Notice the unusual tubular flowers. The petals look a bit like rumpled up pieces of paper, such as you might find in an abstract art project. That papery texture gives the flowers a delicate appearance; it’s hard to believe they stand up to scorching heat and drought conditions, but they do.
Crossandra ‘Orange Marmalade’
It’s also called firecracker plant, and that ought to tell you something. This tropical selection puts on quite a show, producing large clusters of brilliant, frilly orange flowers—nonstop—all season long. Glossy dark green foliage makes the blooms pop out and seem even more vibrant than they actually are.

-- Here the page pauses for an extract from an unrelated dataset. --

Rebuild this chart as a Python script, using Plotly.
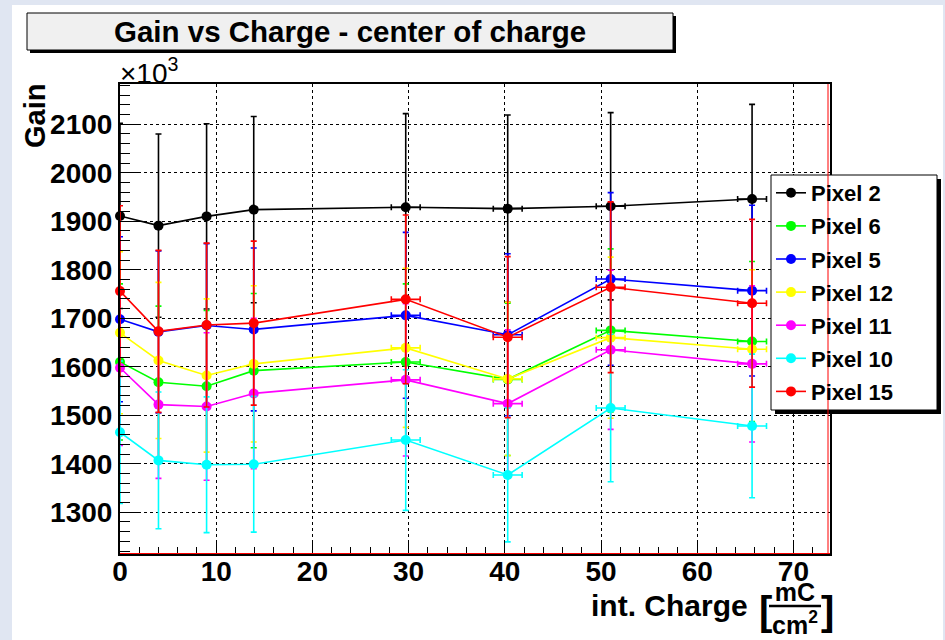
import plotly.graph_objects as go

# integrated charge [mC/cm^2] at each measurement, with its uncertainty
charge = [0.0, 4.0, 9.0, 13.9, 29.7, 40.3, 51.0, 65.7]
charge_err = [0.3, 0.3, 0.3, 0.3, 1.5, 1.5, 1.5, 1.5]

# gain (in units of 10^3) per pixel, with uncertainties
gain_pixel2 = [1911, 1891, 1910, 1924, 1929, 1926, 1931, 1946]
err_pixel2 = [191, 189, 191, 192, 193, 193, 193, 195]
gain_pixel6 = [1610, 1568, 1560, 1592, 1610, 1574, 1675, 1652]
err_pixel6 = [161, 157, 156, 159, 161, 157, 168, 165]
gain_pixel5 = [1698, 1672, 1685, 1677, 1706, 1666, 1781, 1757]
err_pixel5 = [170, 167, 169, 168, 171, 167, 178, 176]
gain_pixel12 = [1670, 1613, 1582, 1606, 1639, 1575, 1660, 1636]
err_pixel12 = [167, 161, 158, 161, 164, 158, 166, 164]
gain_pixel11 = [1598, 1522, 1518, 1545, 1573, 1524, 1635, 1606]
err_pixel11 = [160, 152, 152, 155, 157, 152, 164, 161]
gain_pixel10 = [1465, 1407, 1398, 1399, 1449, 1377, 1515, 1478]
err_pixel10 = [147, 141, 140, 140, 145, 138, 152, 148]
gain_pixel15 = [1756, 1673, 1686, 1690, 1739, 1661, 1764, 1731]
err_pixel15 = [176, 167, 169, 169, 174, 166, 176, 173]

pixel_names = ["Pixel 2", "Pixel 6", "Pixel 5", "Pixel 12", "Pixel 11", "Pixel 10", "Pixel 15"]
pixel_colors = ["#000000", "#00ff00", "#0000ff", "#ffff00", "#ff00ff", "#00ffff", "#ff0000"]
pixel_gains = [gain_pixel2, gain_pixel6, gain_pixel5, gain_pixel12, gain_pixel11, gain_pixel10, gain_pixel15]
pixel_errs = [err_pixel2, err_pixel6, err_pixel5, err_pixel12, err_pixel11, err_pixel10, err_pixel15]

FONT = "Liberation Sans, Arial, Helvetica, sans-serif"

# canvas geometry (pixels) used to place decorations around the frame
W, H = 945, 640
L, R, T, B = 120, 830, 84, 554


def px(x):
    return (x - L) / (R - L)


def py(y):
    return (B - y) / (B - T)


fig = go.Figure()
for name, color, gain, err in zip(pixel_names, pixel_colors, pixel_gains, pixel_errs):
    fig.add_trace(go.Scatter(
        x=charge, y=gain, name=name, legendgroup=name,
        mode="lines+markers",
        line=dict(color=color, width=1.6),
        marker=dict(color=color, size=10, symbol="circle"),
        error_y=dict(type="data", array=err, visible=True, color=color, thickness=1.6, width=3),
        error_x=dict(type="data", array=charge_err, visible=True, color=color, thickness=1.6, width=3),
        cliponaxis=False,
    ))

shapes = []
# light frame strips around the canvas
strip = "#e0e6f2"
shapes.append(dict(type="rect", xref="paper", yref="paper", x0=px(0), x1=px(12), y0=py(H), y1=py(0),
                   fillcolor=strip, line=dict(width=0), layer="below"))
shapes.append(dict(type="rect", xref="paper", yref="paper", x0=px(0), x1=px(W), y0=py(5), y1=py(0),
                   fillcolor=strip, line=dict(width=0), layer="below"))
shapes.append(dict(type="rect", xref="paper", yref="paper", x0=px(943), x1=px(W), y0=py(H), y1=py(0),
                   fillcolor=strip, line=dict(width=0), layer="below"))
# title box with drop shadow
shapes.append(dict(type="rect", xref="paper", yref="paper", x0=px(30), x1=px(676), y0=py(53), y1=py(16),
                   fillcolor="#000000", line=dict(width=0), layer="above"))
shapes.append(dict(type="rect", xref="paper", yref="paper", x0=px(27), x1=px(673), y0=py(50), y1=py(13),
                   fillcolor="#f0f0f0", line=dict(color="#000000", width=1), layer="above"))
# legend box with drop shadow
shapes.append(dict(type="rect", xref="paper", yref="paper", x0=px(775), x1=px(941), y0=py(414), y1=py(179),
                   fillcolor="#000000", line=dict(width=0), layer="above"))
shapes.append(dict(type="rect", xref="paper", yref="paper", x0=px(771), x1=px(937), y0=py(410), y1=py(175),
                   fillcolor="#ffffff", line=dict(color="#000000", width=1), layer="above"))
# thin red frame edges along bottom and right
shapes.append(dict(type="line", xref="paper", yref="paper", x0=px(L), x1=px(R), y0=py(B - 0.5), y1=py(B - 0.5),
                   line=dict(color="#ff0000", width=1), layer="above"))
shapes.append(dict(type="line", xref="paper", yref="paper", x0=px(R - 2), x1=px(R - 2), y0=py(B), y1=py(T),
                   line=dict(color="#ff0000", width=1), layer="above"))
# fraction bar of the x-axis unit
shapes.append(dict(type="line", xref="paper", yref="paper", x0=px(769), x1=px(821), y0=py(606), y1=py(606),
                   line=dict(color="#000000", width=2.5)))

annotations = [
    dict(text="Gain vs Charge - center of charge", x=px(350), y=py(31), xref="paper", yref="paper",
         xanchor="center", yanchor="middle", showarrow=False,
         font=dict(family=FONT, size=29.5, color="#000000", weight="bold")),
    dict(text="×10<sup>3</sup>", x=px(118), y=py(71), xref="paper", yref="paper",
         xanchor="left", yanchor="middle", showarrow=False,
         font=dict(family=FONT, size=28, color="#000000")),
    dict(text="Gain", x=px(35), y=py(116), xref="paper", yref="paper", textangle=-90,
         xanchor="center", yanchor="middle", showarrow=False,
         font=dict(family=FONT, size=29, color="#000000", weight="bold")),
    dict(text="int. Charge", x=px(750), y=py(605), xref="paper", yref="paper",
         xanchor="right", yanchor="middle", showarrow=False,
         font=dict(family=FONT, size=30, color="#000000", weight="bold")),
    dict(text="[", x=px(765), y=py(611), xref="paper", yref="paper",
         xanchor="center", yanchor="middle", showarrow=False, borderpad=0,
         font=dict(family=FONT, size=40, color="#000000", weight="bold")),
    dict(text="mC<br>cm<sup>2</sup>", x=px(795), y=py(608), xref="paper", yref="paper",
         xanchor="center", yanchor="middle", showarrow=False, borderpad=0,
         font=dict(family=FONT, size=25, color="#000000", weight="bold")),
    dict(text="]", x=px(827), y=py(611), xref="paper", yref="paper",
         xanchor="center", yanchor="middle", showarrow=False, borderpad=0,
         font=dict(family=FONT, size=40, color="#000000", weight="bold")),
]

axis_common = dict(
    showgrid=True, gridcolor="#000000", gridwidth=1, griddash="dot",
    showline=True, linecolor="#000000", linewidth=2, mirror=True,
    ticks="inside", tickcolor="#000000", tickwidth=1,
    zeroline=False,
    tickfont=dict(family=FONT, size=28, color="#000000", weight="bold"),
)

fig.update_layout(
    width=W, height=H, autosize=False,
    margin=dict(l=L, r=W - R, t=T, b=H - B, pad=0),
    paper_bgcolor="#ffffff", plot_bgcolor="#ffffff",
    xaxis=dict(range=[0, 73.8], tick0=0, dtick=10, ticklen=14, ticklabelstandoff=-9,
               minor=dict(dtick=2, ticks="inside", ticklen=7, tickcolor="#000000", showgrid=False),
               **axis_common),
    yaxis=dict(range=[1214, 2183], tick0=0, dtick=100, ticklen=18,
               minor=dict(dtick=20, ticks="inside", ticklen=10, tickcolor="#000000", showgrid=False),
               **axis_common),
    showlegend=True,
    legend=dict(x=px(771), y=py(172), xanchor="left", yanchor="top",
                bgcolor="rgba(0,0,0,0)", borderwidth=0, tracegroupgap=1.5,
                font=dict(family=FONT, size=22, color="#000000", weight="bold")),
    shapes=shapes,
    annotations=annotations,
)

fig.write_html("out.html")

Crossandra is related to the Mexican petunia, or ruellia, and the yellow shrimp plant—another tropical variety we’re offering this year. Native to India and Sri Lanka, it thrives in the heat and humidity. Women in those countries often pick some crossandra blossoms to wear in their hair, and it’s easy to see why.
Graffiti Pentas
A little known plant that’s getting more and more attention these days is pentas. You might not be familiar with it, and if you are you might know it as Egyptian starflower or starcluster. This African native is gaining in popularity largely because it produces beautiful star-shaped flowers all season and thrives in extremely hot, dry climates—like ours here in Cincinnati in the high summer.